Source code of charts

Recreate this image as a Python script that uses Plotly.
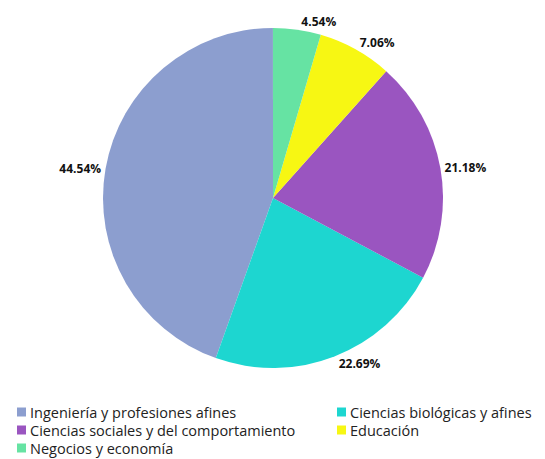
import plotly.graph_objects as go

labels = ["Ingeniería y profesiones afines", "Ciencias biológicas y afines",
          "Ciencias sociales y del comportamiento", "Educación", "Negocios y economía"]
values = [44.54, 22.69, 21.18, 7.06, 4.54]
colors = ["#8c9ecf", "#1dd6d0", "#9a55c0", "#f7f713", "#66e3a3"]
texts = [f"{v:.2f}%" for v in values]

W, H = 545, 459
OFF = 8  # page body margin offset
cx, cy, r = 273 - OFF, 198 - OFF, 170

fig = go.Figure(go.Pie(
    labels=labels, values=values, text=texts, textinfo="text",
    sort=False, direction="counterclockwise", rotation=-160.344,
    marker=dict(colors=colors, line=dict(width=0)),
    textposition="outside",
    textfont=dict(family="Open Sans", size=12, color="#111111", weight="bold"),
    domain=dict(x=[(cx - r) / W, (cx + r) / W], y=[1 - (cy + r) / H, 1 - (cy - r) / H]),
    hoverinfo="label+percent",
    showlegend=False,
))

# legend drawn as annotations + square markers (two columns, row-major)
col_x = [17 - OFF, 337 - OFF]
row_y = [412 - OFF, 430 - OFF, 448 - OFF]
shapes, annotations = [], []
for i, (lab, col) in enumerate(zip(labels, colors)):
    rr, cc = divmod(i, 2)
    x0, yc = col_x[cc], row_y[rr]
    shapes.append(dict(type="rect", xref="paper", yref="paper",
                       x0=x0 / W, x1=(x0 + 9) / W,
                       y0=1 - (yc + 4.5) / H, y1=1 - (yc - 4.5) / H,
                       fillcolor=col, line=dict(width=0)))
    annotations.append(dict(text=lab, xref="paper", yref="paper",
                            x=(x0 + 11) / W, y=1 - yc / H, xanchor="left", yanchor="middle",
                            showarrow=False,
                            font=dict(family="Open Sans", size=14.5, color="#222222")))

fig.update_layout(
    width=W, height=H,
    margin=dict(l=0, r=0, t=0, b=0),
    paper_bgcolor="white", plot_bgcolor="white",
    font=dict(family="Open Sans", size=14.5, color="#222222"),
    showlegend=False,
    shapes=shapes, annotations=annotations,
)
fig.write_html("out.html")
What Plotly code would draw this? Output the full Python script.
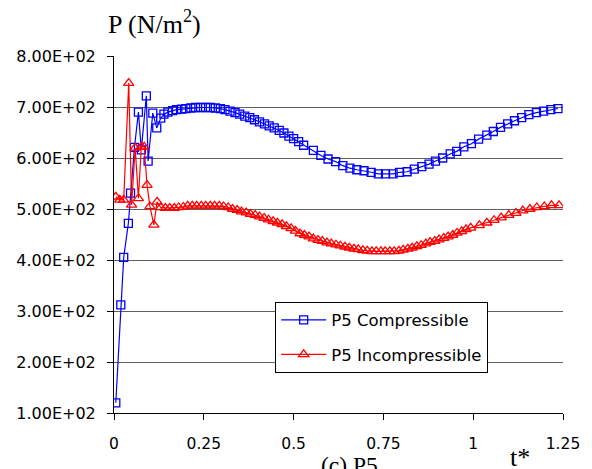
import plotly.graph_objects as go

# ---- data ----
t_comp = [0.005, 0.019, 0.027, 0.040, 0.046, 0.057, 0.068, 0.076, 0.090, 0.095,
          0.108, 0.119, 0.130, 0.139, 0.150, 0.163, 0.174, 0.188, 0.200, 0.214,
          0.227, 0.241, 0.255, 0.268, 0.282, 0.296, 0.309, 0.323, 0.337, 0.350,
          0.364, 0.378, 0.391, 0.405, 0.419, 0.432, 0.446, 0.460, 0.473, 0.487,
          0.500, 0.514, 0.528, 0.555, 0.576, 0.596, 0.617, 0.637, 0.657, 0.676,
          0.696, 0.716, 0.736, 0.756, 0.777, 0.795, 0.816, 0.836, 0.857, 0.877,
          0.895, 0.915, 0.936, 0.954, 0.974, 0.995, 1.015, 1.038, 1.056, 1.076,
          1.096, 1.115, 1.135, 1.155, 1.176, 1.196, 1.216, 1.236]
p_comp = [120, 312, 405, 472, 531, 621, 690, 616, 722, 594,
          688, 659, 678, 686, 690, 693, 695, 696, 697, 698,
          699, 699, 699, 699, 698, 697, 695, 692, 689, 686,
          682, 679, 675, 671, 667, 663, 659, 654, 649, 643,
          638, 632, 625, 615, 605, 598, 593, 585, 580, 577,
          575, 572, 569, 569, 569, 572, 573, 578, 583, 588,
          594, 600, 608, 613, 622, 628, 637, 645, 652, 660,
          667, 673, 679, 685, 689, 692, 695, 697]

t_incomp = [0.005, 0.016, 0.027, 0.041, 0.049, 0.059, 0.068, 0.076, 0.084, 0.092,
            0.100, 0.111, 0.120,
            0.130, 0.143, 0.155, 0.168, 0.180, 0.193, 0.205, 0.218, 0.230, 0.243,
            0.255, 0.268, 0.280, 0.293, 0.305, 0.318, 0.330, 0.343, 0.355, 0.368,
            0.380, 0.393, 0.405, 0.418, 0.430, 0.443, 0.455, 0.468, 0.480, 0.493,
            0.505, 0.518, 0.530, 0.543, 0.555, 0.568, 0.580, 0.593, 0.605, 0.618,
            0.630, 0.643, 0.655, 0.668, 0.680, 0.693, 0.705, 0.718, 0.730, 0.743,
            0.755, 0.768, 0.780, 0.793, 0.805, 0.818, 0.830, 0.843, 0.855, 0.868,
            0.880, 0.893, 0.905, 0.918, 0.930, 0.943, 0.955, 0.968, 0.980, 0.993,
            1.017, 1.038, 1.058, 1.078, 1.099, 1.119, 1.138, 1.158, 1.177, 1.198,
            1.218, 1.239]
p_incomp = [524, 518, 518, 747, 508, 620, 521, 622, 622, 547,
            505, 469, 514,
            503, 502, 502, 502, 503, 504, 506, 506, 506, 506,
            506, 506, 506, 506, 505, 503, 500, 498, 495, 493,
            490, 488, 485, 482, 479, 476, 473, 470, 466, 462,
            457, 452, 449, 446, 442, 439, 437, 434, 432, 430,
            428, 426, 424, 422, 421, 419, 418, 417, 417, 417,
            417, 417, 417, 418, 420, 422, 424, 427, 429, 432,
            435, 437, 440, 443, 446, 449, 453, 456, 460, 463,
            468, 473, 478, 483, 488, 492, 497, 500, 503, 505,
            507, 507]

y_ticks = [100, 200, 300, 400, 500, 600, 700, 800]
y_tick_text = ["1.00E+02", "2.00E+02", "3.00E+02", "4.00E+02",
               "5.00E+02", "6.00E+02", "7.00E+02", "8.00E+02"]
x_ticks = [0, 0.25, 0.5, 0.75, 1, 1.25]
x_tick_text = ["0", "0.25", "0.5", "0.75", "1", "1.25"]

fig = go.Figure()
fig.add_trace(go.Scatter(
    x=t_comp, y=p_comp, mode="lines+markers", name="P5 Compressible",
    legendgroup="a",
    line=dict(color="#0000FF", width=1.2),
    marker=dict(symbol="square-open", size=8, color="#0000FF",
                line=dict(width=1.3, color="#0000FF")),
))
fig.add_trace(go.Scatter(
    x=t_incomp, y=p_incomp, mode="lines+markers", name="P5 Incompressible",
    legendgroup="b",
    line=dict(color="#FF0000", width=1.2),
    marker=dict(symbol="triangle-up-open", size=9, color="#FF0000",
                line=dict(width=1.3, color="#FF0000")),
))

font_sans = "DejaVu Sans, Verdana, sans-serif"
font_serif = "Liberation Serif, Times New Roman, serif"

fig.update_layout(
    width=592, height=469,
    margin=dict(l=114, r=19, t=56, b=56),
    paper_bgcolor="white", plot_bgcolor="white",
    font=dict(family=font_sans, size=16, color="black"),
    showlegend=True,
    legend=dict(
        x=0.359, y=0.312, xanchor="left", yanchor="top",
        bgcolor="white", bordercolor="black", borderwidth=1,
        font=dict(family=font_sans, size=16.5, color="black"),
        tracegroupgap=10, itemwidth=45,
    ),
    xaxis=dict(
        range=[0, 1.25], tickvals=x_ticks, ticktext=x_tick_text,
        showgrid=False, zeroline=False,
        showline=True, linecolor="black", linewidth=1,
        ticks="outside", ticklen=6, tickcolor="black",
        ticklabelstandoff=10,
        tickfont=dict(family=font_sans, size=15.5),
    ),
    yaxis=dict(
        range=[100, 800], tickvals=y_ticks, ticktext=y_tick_text,
        showgrid=True, gridcolor="#606060", gridwidth=1,
        zeroline=False,
        showline=True, linecolor="black", linewidth=1,
        ticks="outside", ticklen=6, tickcolor="black",
        ticklabelstandoff=8,
        tickfont=dict(family=font_sans, size=16),
    ),
    annotations=[
        dict(text="P (N/m<sup>2</sup>)", xref="paper", yref="paper",
             x=-0.0174, y=1.095, xanchor="left", yanchor="middle",
             showarrow=False, font=dict(family=font_serif, size=26)),
        dict(text="t*", xref="paper", yref="paper",
             x=0.877, y=-0.078, xanchor="left", yanchor="top",
             showarrow=False, font=dict(family=font_serif, size=26)),
        dict(text="(c) P5", xref="paper", yref="paper",
             x=0.456, y=-0.105, xanchor="left", yanchor="top",
             showarrow=False, font=dict(family=font_serif, size=23.5)),
    ],
)

fig.write_html("out.html")
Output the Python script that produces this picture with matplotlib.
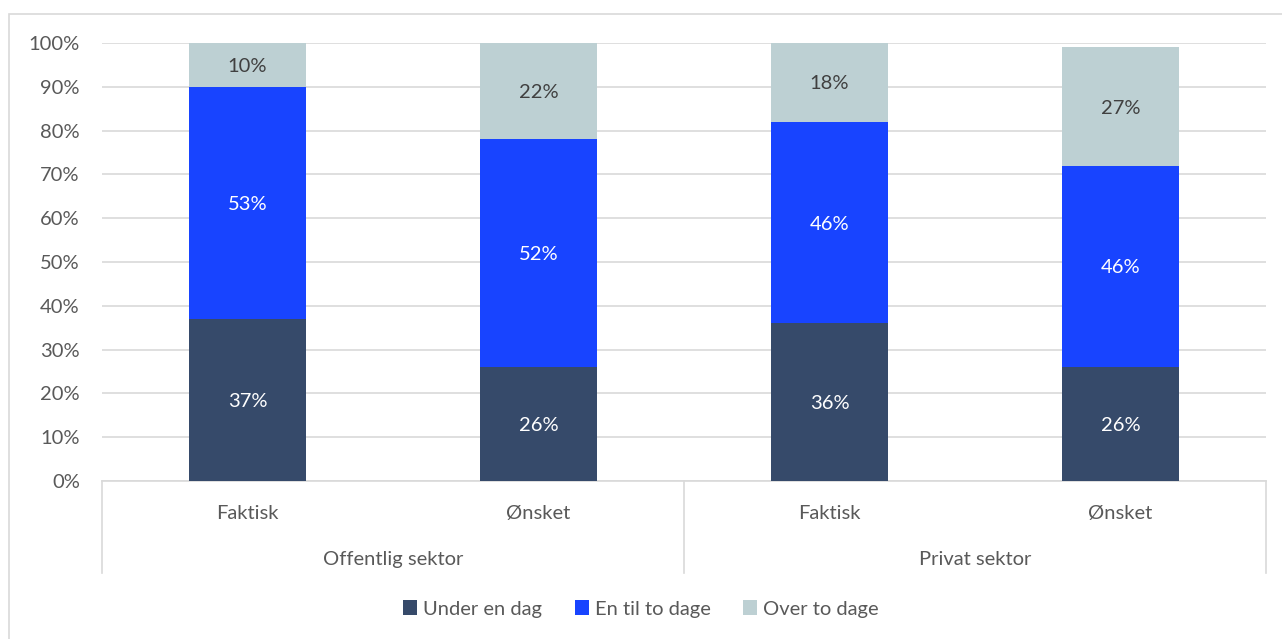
import matplotlib.pyplot as plt
from matplotlib.patches import Rectangle

plt.rcParams['font.family'] = ['Lato', 'DejaVu Sans']

# data
groups = ["Offentlig sektor", "Privat sektor"]
categories = ["Faktisk", "Ønsket", "Faktisk", "Ønsket"]
series = ["Under en dag", "En til to dage", "Over to dage"]
under_en_dag = [37, 26, 36, 26]
en_til_to = [53, 52, 46, 46]
over_to = [10, 22, 18, 27]

colors = ["#364A6A", "#1844FF", "#BDD0D3"]
label_colors = ["white", "white", "#404040"]
text_grey = "#595959"
line_grey = "#D9D9D9"
fs = 14.5

W, H = 1282, 639
fig = plt.figure(figsize=(W / 100, H / 100), dpi=100)

# outer chart border
fig.patches.append(Rectangle((9 / W, -0.02), 1.05, (H - 14) / H + 0.02,
                             transform=fig.transFigure, fill=False,
                             edgecolor=line_grey, linewidth=1.2))

ax = fig.add_axes([102 / W, (H - 481) / H, (1266 - 102) / W, (481 - 43) / H])

x = list(range(len(categories)))
bottoms = [0] * len(categories)
for vals, name, col, lc in zip([under_en_dag, en_til_to, over_to], series, colors, label_colors):
    ax.bar(x, vals, 0.4, bottom=bottoms, color=col, label=name, zorder=3)
    for i, v in enumerate(vals):
        ax.text(x[i], bottoms[i] + v / 2, f"{v}%", ha="center", va="center_baseline",
                color=lc, fontsize=fs, zorder=4)
    bottoms = [b + v for b, v in zip(bottoms, vals)]

ax.set_xlim(-0.5, len(categories) - 0.5)
ax.set_ylim(0, 100)
ax.set_yticks(range(0, 101, 10))
ax.set_yticklabels([f"{t}%" for t in range(0, 101, 10)])
ax.tick_params(axis="y", length=0, labelsize=fs, labelcolor=text_grey, pad=16)
ax.set_xticks([])
ax.grid(axis="y", color=line_grey, linewidth=1.2, zorder=0)
for s in ["top", "right", "left"]:
    ax.spines[s].set_visible(False)
ax.spines["bottom"].set_color(line_grey)
ax.spines["bottom"].set_linewidth(1.2)

# multi-level category axis
trans = ax.get_xaxis_transform()
depth = -(573 - 481) / (481 - 43)
for b in [-0.5, 1.5, 3.5]:
    ax.plot([b, b], [0, depth], transform=trans, color=line_grey,
            linewidth=1.2, clip_on=False)
for i, c in enumerate(categories):
    ax.text(i, -(512 - 481) / (481 - 43), c, transform=trans, ha="center",
            va="center_baseline", color=text_grey, fontsize=fs)
for g, name in enumerate(groups):
    ax.text(2 * g + 0.5, -(558 - 481) / (481 - 43), name, transform=trans,
            ha="center", va="center_baseline", color=text_grey, fontsize=fs)

fig.legend(loc="center", bbox_to_anchor=(0.5, (H - 609) / H), ncol=3,
           frameon=False, fontsize=fs, labelcolor=text_grey,
           handlelength=0.7, handleheight=0.7, handletextpad=0.3,
           columnspacing=1.6)

fig.savefig("out.png", dpi=100, facecolor="white")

**Written request**
In the listing, find every line containing the word "matplotlib" and list it.

**Complete answer**
Output the Python script that produces this picture with matplotlib.
import matplotlib.pyplot as plt
from matplotlib.patches import Rectangle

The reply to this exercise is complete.